S’ajoute à ce problème d’équité garçons-filles la question du métier de professeur d’école, fortement féminisé (85%) : l’EPS était jusqu’à présent une discipline qui permettait aux garçons d’avoir une bonne note et participait donc à une augmentation du nombre de PE hommes (là aussi il conviendrait de faire une étude sur l’impact de la note d’EPS sur l’ensemble du concours). Sur le terrain, les hommes font sans doute plus d’EPS que les filles (statistiquement)…

Alors quels choix ?

Ce cas de figure pose des questions d’ordre « politique ». C’est semble-t-il la première fois qu’une épreuve en EPS, produit une moyenne équivalente garçons/filles, ce qui correspond aux objectifs et aux attentes de la discipline. Il est troublant de constater que sitôt cette situation reconnue, elle soit contestée, justement parce qu’égalitaire. C’est donc la première fois aussi qu’est revendiquée par des collègues, explicitement, une différence de note d’un ou deux points en faveur des garçons. Pouvons-nous en tant que syndicat aller dans ce sens sans enterrer certains principes ?

Nous pensons, compte tenu des éléments à notre disposition actuellement, qu’il est nécessaire d’afficher une certaine équivalence dans les barèmes et ne pas reproduire les écarts constatés auparavant, tout en proposant une certaine réévaluation. 

Il y a donc plusieurs pistes pour faire évoluer l’épreuve d’EPS5 mais la question de l’équité garçons-filles est la plus épineuse, la plus discutée et discutable.

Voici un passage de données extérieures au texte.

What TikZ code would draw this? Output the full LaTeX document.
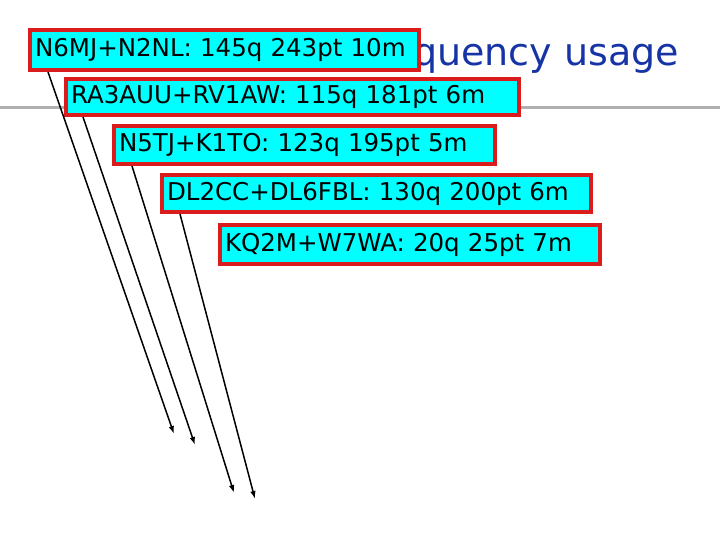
\documentclass[tikz,border=0pt]{standalone}
\usepackage{fontspec}
\setmainfont{DejaVu Sans}
\usetikzlibrary{arrows.meta}
\definecolor{boxred}{RGB}{218,28,28}
\definecolor{boxcyan}{RGB}{0,255,255}
\definecolor{titleblue}{RGB}{22,52,165}
\definecolor{rulegray}{RGB}{175,175,175}
\newcommand{\labelfont}{\fontsize{24.5}{28}\selectfont}
\newcommand{\titlefont}{\fontsize{38}{44}\selectfont}

\begin{document}
\begin{tikzpicture}[x=1pt,y=-1pt,
  callbox/.style={draw=boxred,line width=4pt,fill=boxcyan,anchor=north west,
    inner xsep=5pt,inner ysep=0pt,align=left,font=\labelfont},
  link/.style={line width=1.5pt,-{Latex[length=8pt,width=5.5pt]}}]
\useasboundingbox (0,0) rectangle (720,540);
% slide title and rule, partly hidden by the boxes
\node[anchor=base east,inner sep=0pt,font=\titlefont,text=titleblue] (title) at (679,66) {Frequency usage};
\draw[line width=3.5pt,rulegray] (0,107.5) -- (720,107.5);
% the five pairs
\node[callbox,text width=379pt,minimum height=40pt] (n6mj) at (28,28) {N6MJ+N2NL: 145q 243pt 10m};
\node[callbox,text width=443pt,minimum height=36pt] (ra3auu) at (64,77) {RA3AUU+RV1AW: 115q 181pt 6m};
\node[callbox,text width=371pt,minimum height=38pt] (n5tj) at (112,124) {N5TJ+K1TO: 123q 195pt 5m};
\node[callbox,text width=419pt,minimum height=37pt] (dl2cc) at (160,173) {DL2CC+DL6FBL: 130q 200pt 6m};
\node[callbox,text width=370pt,minimum height=39pt] (kq2m) at (218,223) {KQ2M+W7WA: 20q 25pt 7m};
% arrows down to the free ends
\coordinate (e1) at (174,434);
\coordinate (e2) at (195,445);
\coordinate (e3) at (234,493);
\coordinate (e4) at (255,499);
\draw[link] ([xshift=20pt]n6mj.south west) -- (e1);
\draw[link] ([xshift=19pt]ra3auu.south west) -- (e2);
\draw[link] ([xshift=20pt]n5tj.south west) -- (e3);
\draw[link] ([xshift=20pt]dl2cc.south west) -- (e4);
\end{tikzpicture}
\end{document}
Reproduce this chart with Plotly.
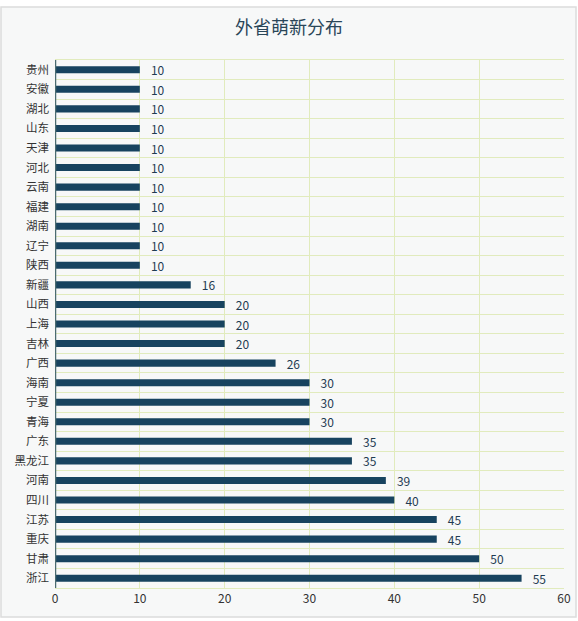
import plotly.graph_objects as go

# provinces, top to bottom as in the chart
provinces = ['贵州', '安徽', '湖北', '山东', '天津', '河北', '云南', '福建', '湖南',
             '辽宁', '陕西', '新疆', '山西', '上海', '吉林', '广西', '海南', '宁夏',
             '青海', '广东', '黑龙江', '河南', '四川', '江苏', '重庆', '甘肃', '浙江']
counts = [10, 10, 10, 10, 10, 10, 10, 10, 10,
          10, 10, 16, 20, 20, 20, 26, 30, 30,
          30, 35, 35, 39, 40, 45, 45, 50, 55]
x_ticks = [0, 10, 20, 30, 40, 50, 60]

font_cn = 'Noto Sans CJK SC'
bar_col = '#17435f'
grid_col = '#e1ebbd'
bg_col = '#f7f8f8'

fig = go.Figure()
fig.add_trace(go.Bar(
    x=counts, y=provinces, orientation='h',
    marker=dict(color=bar_col, line_width=0),
    width=0.36,
    text=counts, texttemplate='   %{x}', textposition='outside',
    cliponaxis=False, constraintext='none',
    textfont=dict(family=font_cn, size=12, color='#1f3b52'),
))

fig.update_layout(
    width=578, height=621,
    margin=dict(l=55, r=14, t=60, b=33),
    paper_bgcolor='white', plot_bgcolor=bg_col,
    title=dict(text='外省萌新分布', x=0.5, xanchor='center', y=0.955, yanchor='middle',
               font=dict(family=font_cn, size=18, color='#2a4658')),
    showlegend=False,
    bargap=0.6,
)
fig.update_xaxes(
    range=[0, 60], tickvals=x_ticks, showgrid=True, gridcolor=grid_col, gridwidth=1,
    zeroline=False, showline=True, linecolor=grid_col, mirror=True, automargin=False,
    tickfont=dict(family=font_cn, size=12, color='#333333'), ticks='',
)
fig.update_yaxes(
    autorange='reversed', tickson='boundaries', showgrid=True, gridcolor=grid_col,
    ticks='', showline=False, automargin=False, ticklabelstandoff=5,
    tickfont=dict(family=font_cn, size=11.5, color='#333333'),
)
# outer card behind everything
fig.add_shape(type='rect', xref='paper', yref='paper', layer='below',
              x0=-54 / 509, x1=1 + 12 / 509, y0=-29 / 528, y1=1 + 53 / 528,
              line=dict(color='#dcdcdc', width=1.5), fillcolor=bg_col)
# left axis line
fig.add_shape(type='line', xref='x', yref='paper', x0=0, x1=0, y0=0, y1=1,
              line=dict(color='#4b6b70', width=2.5))

# page body margin would shift the figure by 8px
fig.write_html('out.html', config={'displayModeBar': False},
               post_script="document.body.style.margin='0';")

Reste que l’étude sur 3000 performances réelles a été un outil déterminant pour sortir des discours idéologiques et s’appuyer sur des données fiables. Nous manquons d’études comme celle-ci, menée à l’initiative du SNEP et d’EPS & Société, dans une collaboration entre décideurs, usagers et spécialistes. 

  1. aujourd’hui l’épreuve d’EPS au concours ne comporte plus d’épreuve pratique, mais le sujet et son traitement intéresse les épreuves athlétiques en général
  2. Voir le site d’EPS et société www.contrepied.net  – étude sur le 2000m – 2003
  3. voir le site du SNEP www.snepfsu.net – étude sur le 1500m – 2006
  4. JPierre Cleuziou : les extrapolations sur des populations peu entraînées à partir d’observations faites sur des populations de spécialistes conduisent à des erreurs très importantes au plan de l’évaluation : ainsi la table Letessier (fondée sur ces extrapolations) est catastrophique pour évaluer les performances scolaires filles après la puberté en demi-fond.